Disney Remakes Have Big Stars
Lately, there's less of a premium placed on individual movie stars, as franchises and brands have become the big stars in Hollywood. Anyone can lead a Marvel or Star Wars movie, and only a handful of the $1 billion grossers are original stories. However, there's still a place for the big A-list name and every once in a while it helps to have a genuine movie star attached. One of the reason why Once Upon a Time in Hollywood scored Quentin Tarantino's highest opening weekend ever is because it's headlined by Leonardo DiCaprio, one of his generation's most popular actors who's been a sizable box office draw even when he's starring in R-rated tales of Wall Street excess or intense revenge period pieces. Disney remakes would sell no matter what, but they too are reaping the benefits of using the star system.
One of the biggest draws for Aladdin was Will Smith's Genie. Even though the character's look was being ridiculed in marketing, there were still those interested to see Smith's spin on the role and how it compared to the late Robin Williams. And it's been a while since Smith was in his box office heyday, but he remains one of the biggest personalities in Hollywood and has a large fan base. Aladdin became the highest-grossing film of his career. Smith alone isn't why that happened, but he was still a primary factor. The Lion King was so buzzed about because of the incredibly star-studded cast featuring Donald Glover, Beyonce, and others. Again, chances are these movies would have been successful no matter who was cast in them, but there's no denying the star power gave them a little extra juice.

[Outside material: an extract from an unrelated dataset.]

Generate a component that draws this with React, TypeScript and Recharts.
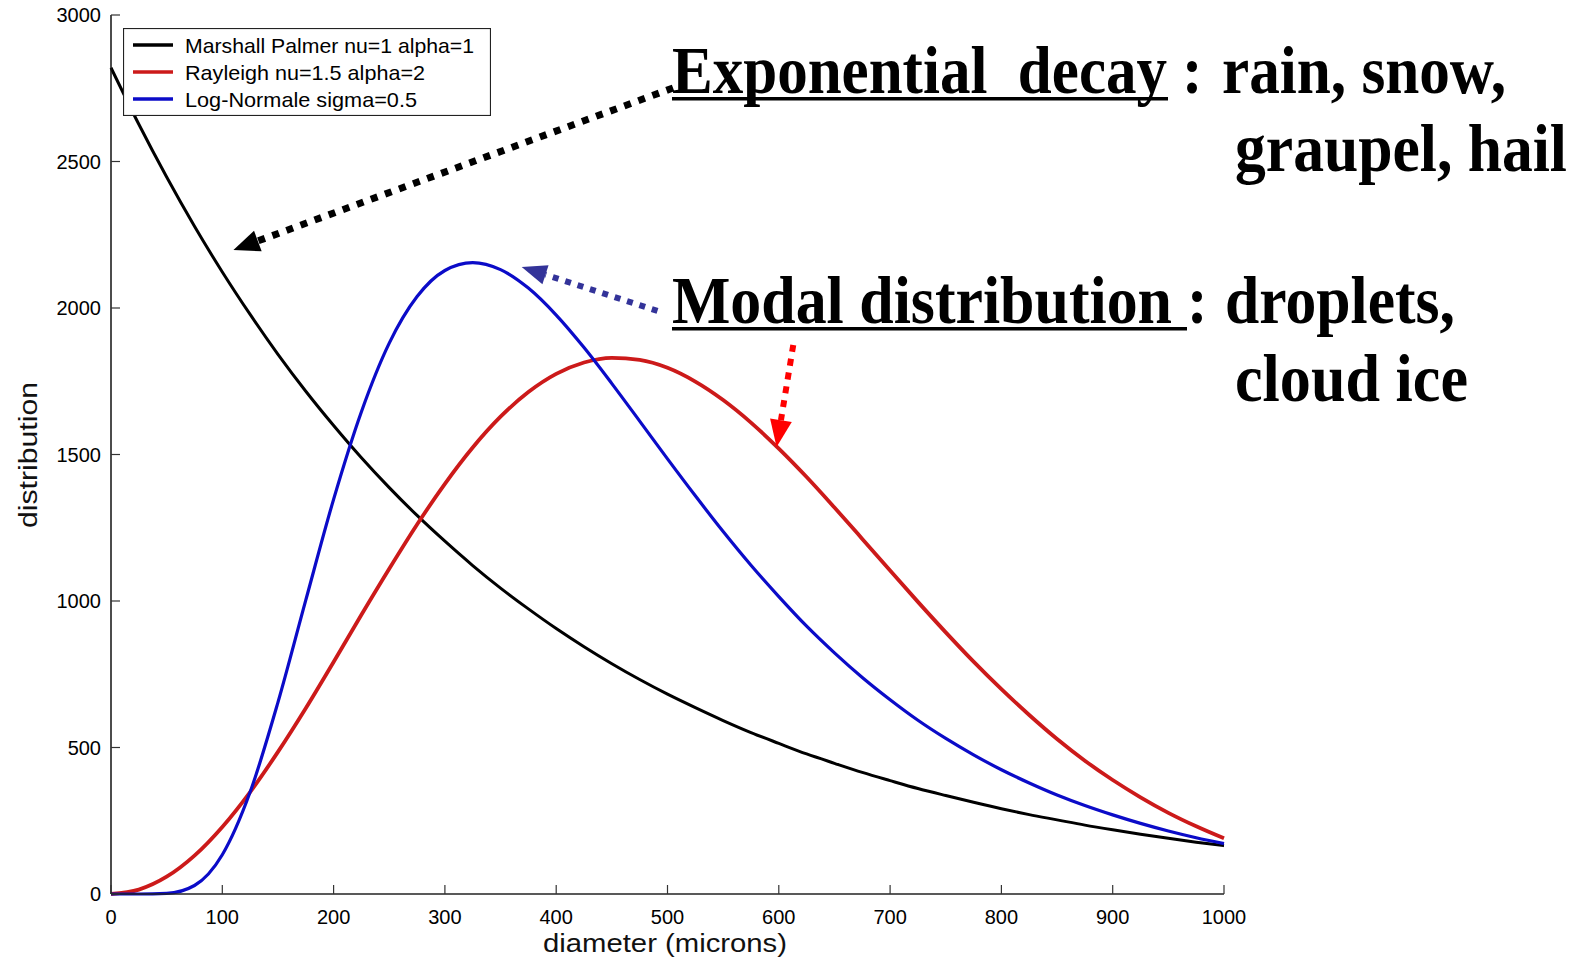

Disney Remakes Are Critic Proof
All of the above points essentially confirm that Disney remakes are largely critic-proof, meaning bad reviews don't impact how they perform at the box office. There are exceptions to this rule, of course (again, sorry Dumbo), but for the most part people come out to see these regardless of word-of-mouth. The Lion King is the sixth Disney remake (out of 10 total) to have a Rotten score on Rotten Tomatoes; Alice in Wonderland and Aladdin are also among that group. The outlier of the $1 billion remake is Beauty and the Beast, which stands at 71%. That's a healthy score, but still a few points off from being Certified Fresh. None of these films were critical darlings.
Of course, this isn't anything new for the $1 billion club. A couple of Transformers film earned that much and last summer Jurassic World: Fallen Kingdom made $1 billion despite mixed reviews. Certain films need positive reviews and strong word-of-mouth to thrive at the theater; a crop of Best Picture contenders coming out during awards season or an original movie looking to make a splash fall into that category. But stuff that has a built-in audience that'll show up no matter what doesn't always need 5-star reviews to thrive. It would be nice if all $1 billion hits were acclaimed, but that's the benefit of franchise filmmaking and brand recognition.